Si le gouvernement a fermé les yeux sur l’augmentation unilatérale du prix à 10 dinars algériens depuis plusieurs années, il ne compte pas laisser faire cette fois. Le ministre du Commerce vient d’instruire ses services de prendre des mesures fermés contre les initiatives unilatérales dans ce sens.
Le moment ne se prête pas pour toucher à ce produit sensible. Le pouvoir d’achat s’est dégradé pendant toute l’année 2021, à cause d’une inflation presque à deux chiffres (9,2%).
Dans son dernier rapport qui a provoqué l’ire de l’Algérie, la Banque mondiale a expliqué cette poussée inflationniste par « une récolte décevante, les efforts de rationalisation des subventions et la dépréciation de la monnaie ».
Pénuries, tensions et inflation galopante
Surtout, la Banque mondiale a noté que la forte hausse de l’inflation alimentaire a affecté « disproportionnellement » le pouvoir d’achat du segment le plus vulnérable de la population, « compte tenu du poids majeur des produits alimentaires dans son panier de consommation ».
Si les prix de l’huile et du pain n’ont pas augmenté, c’est parce qu’ils sont subventionnés par l’Etat.
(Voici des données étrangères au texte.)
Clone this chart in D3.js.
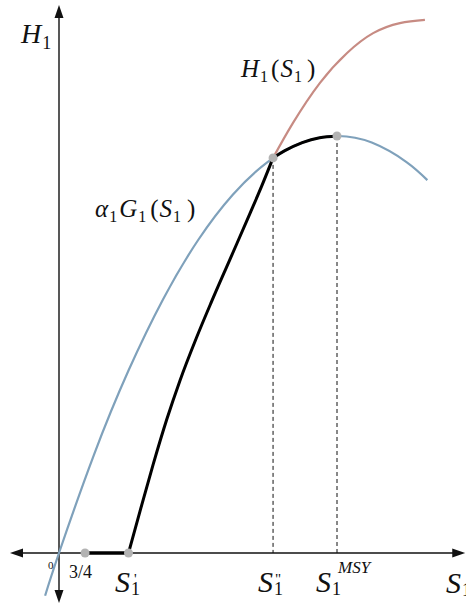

Pour les autres produits alimentaires, presque aucun n’est épargné par la flambée et certains sont devenus subitement inaccessibles même aux couches moyennes. Pendant toute l’année 2021, des produits comme la pomme de terre, le poulet, la tomate, les œufs ou la sardine ont tour à tour défrayé la chronique.
Pour les produits subventionnés ou soutenus (pain, huile de soja, lait et sucre), les tensions sont permanentes, excepté pour le dernier produit, mais ce n’est pas pour longtemps. Dans les magasins, des citoyens achètent d’importantes quantités de sucre et ce n’est jamais bon signe. Ils anticipent peut-être une éventuelle hausse des prix de ce produit, après la décision du gouvernement de le soumettre à une TVA de 9%.
Derrière cette situation, outre la spéculation dans le secteur du commerce qui est largement dominé par l’informel, il y a la flambée des prix sur les marchés mondiaux. L’organisation des Nations-Unies pour l’alimentation et l’agriculture (FAO) a indiqué que le panier de son indice (céréales, lait, viandes et sucrés) a connu en octobre dernier une hausse de 30% sur une année.
La subvention permet de maintenir un certain niveau de pouvoir d’achat mais elle coûte les yeux de la tête à l’Etat. Rien qu’en compensations accordées aux producteurs d’huile, 40 milliards de dinars (287 millions de dollars) ont été déboursés en 2021, selon le ministre du Commerce. On parle d’un total de 17 milliards de dollars consacrés chaque année aux différentes subventions (alimentation et énergie notamment).
Maintenir le statu quo et fermer les yeux sur les abus en tout genre (farine et poudre de lait destinées à d’autres usages, ménages aisés qui profitent des subventions) ou mettre en œuvre son projet de révision du système des subventions généralisées au risque d’affaiblir davantage le pouvoir d’achat, c’est tout le dilemme qui se pose au gouvernement algérien en ce début d’année.
La révision du système des subventions, qui a montré ses limites, est inscrite dans la loi de finances 2022, mais il y est spécifié que sa mise en œuvre est tributaire de la mise en place d’un mécanisme de compensation financière directe aux ménages défavorisés.
Il n’est pas normal que dans un pays de la taille de l’Algérie, avec ses potentialités agricoles et industrielles, les principaux sujets de débats sont liés à la disponibilité des produits alimentaires de base.